*Given data*.
★ ★ ★ ★
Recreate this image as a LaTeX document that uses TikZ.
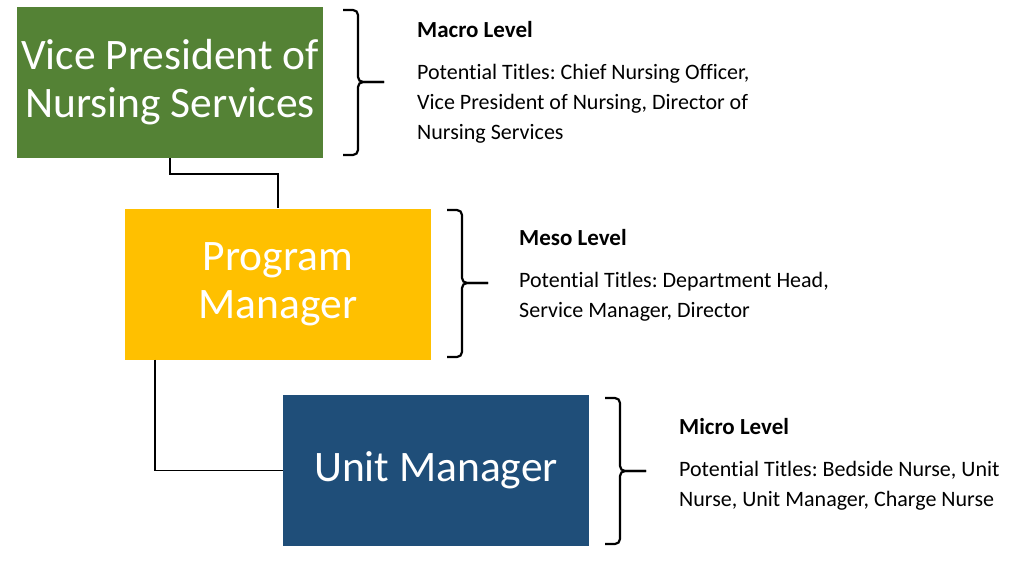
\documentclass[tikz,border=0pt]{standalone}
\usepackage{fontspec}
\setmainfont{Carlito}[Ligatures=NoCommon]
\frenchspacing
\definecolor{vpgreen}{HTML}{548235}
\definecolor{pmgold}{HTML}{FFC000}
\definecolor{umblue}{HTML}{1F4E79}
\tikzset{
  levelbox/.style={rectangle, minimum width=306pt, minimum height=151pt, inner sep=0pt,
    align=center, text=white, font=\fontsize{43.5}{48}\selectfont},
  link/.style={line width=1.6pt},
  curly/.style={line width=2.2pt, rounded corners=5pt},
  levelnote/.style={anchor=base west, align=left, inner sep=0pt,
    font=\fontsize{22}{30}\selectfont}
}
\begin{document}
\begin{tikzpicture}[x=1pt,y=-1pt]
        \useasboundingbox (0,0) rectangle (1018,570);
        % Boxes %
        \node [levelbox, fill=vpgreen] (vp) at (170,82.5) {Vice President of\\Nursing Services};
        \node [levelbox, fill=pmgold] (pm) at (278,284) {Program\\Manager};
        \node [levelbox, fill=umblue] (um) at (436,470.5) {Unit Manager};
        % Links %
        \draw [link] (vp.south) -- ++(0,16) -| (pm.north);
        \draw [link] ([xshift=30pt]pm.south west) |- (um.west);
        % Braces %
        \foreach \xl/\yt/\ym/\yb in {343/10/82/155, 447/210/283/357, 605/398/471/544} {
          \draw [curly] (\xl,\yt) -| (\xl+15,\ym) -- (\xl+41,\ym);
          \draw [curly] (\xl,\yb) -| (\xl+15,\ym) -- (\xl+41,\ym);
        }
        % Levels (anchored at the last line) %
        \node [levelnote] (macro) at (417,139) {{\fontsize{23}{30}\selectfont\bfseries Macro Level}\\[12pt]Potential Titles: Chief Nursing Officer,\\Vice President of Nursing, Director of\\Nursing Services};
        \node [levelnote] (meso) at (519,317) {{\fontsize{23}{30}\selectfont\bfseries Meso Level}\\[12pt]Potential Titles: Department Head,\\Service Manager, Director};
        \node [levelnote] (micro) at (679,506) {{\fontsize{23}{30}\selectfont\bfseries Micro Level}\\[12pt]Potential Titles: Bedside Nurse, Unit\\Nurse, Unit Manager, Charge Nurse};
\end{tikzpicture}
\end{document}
★ ★ ★ ★
*What is expected*. Omit the pictures, then output the rest of the listing exactly.

*Task answer*.
Recreate this image as a LaTeX document that uses TikZ.
\documentclass[tikz,border=0pt]{standalone}
\usepackage{fontspec}
\setmainfont{Carlito}[Ligatures=NoCommon]
\frenchspacing
\definecolor{vpgreen}{HTML}{548235}
\definecolor{pmgold}{HTML}{FFC000}
\definecolor{umblue}{HTML}{1F4E79}
\tikzset{
  levelbox/.style={rectangle, minimum width=306pt, minimum height=151pt, inner sep=0pt,
    align=center, text=white, font=\fontsize{43.5}{48}\selectfont},
  link/.style={line width=1.6pt},
  curly/.style={line width=2.2pt, rounded corners=5pt},
  levelnote/.style={anchor=base west, align=left, inner sep=0pt,
    font=\fontsize{22}{30}\selectfont}
}
\begin{document}
\begin{tikzpicture}[x=1pt,y=-1pt]
        \useasboundingbox (0,0) rectangle (1018,570);
        % Boxes %
        \node [levelbox, fill=vpgreen] (vp) at (170,82.5) {Vice President of\\Nursing Services};
        \node [levelbox, fill=pmgold] (pm) at (278,284) {Program\\Manager};
        \node [levelbox, fill=umblue] (um) at (436,470.5) {Unit Manager};
        % Links %
        \draw [link] (vp.south) -- ++(0,16) -| (pm.north);
        \draw [link] ([xshift=30pt]pm.south west) |- (um.west);
        % Braces %
        \foreach \xl/\yt/\ym/\yb in {343/10/82/155, 447/210/283/357, 605/398/471/544} {
          \draw [curly] (\xl,\yt) -| (\xl+15,\ym) -- (\xl+41,\ym);
          \draw [curly] (\xl,\yb) -| (\xl+15,\ym) -- (\xl+41,\ym);
        }
        % Levels (anchored at the last line) %
        \node [levelnote] (macro) at (417,139) {{\fontsize{23}{30}\selectfont\bfseries Macro Level}\\[12pt]Potential Titles: Chief Nursing Officer,\\Vice President of Nursing, Director of\\Nursing Services};
        \node [levelnote] (meso) at (519,317) {{\fontsize{23}{30}\selectfont\bfseries Meso Level}\\[12pt]Potential Titles: Department Head,\\Service Manager, Director};
        \node [levelnote] (micro) at (679,506) {{\fontsize{23}{30}\selectfont\bfseries Micro Level}\\[12pt]Potential Titles: Bedside Nurse, Unit\\Nurse, Unit Manager, Charge Nurse};
\end{tikzpicture}
\end{document}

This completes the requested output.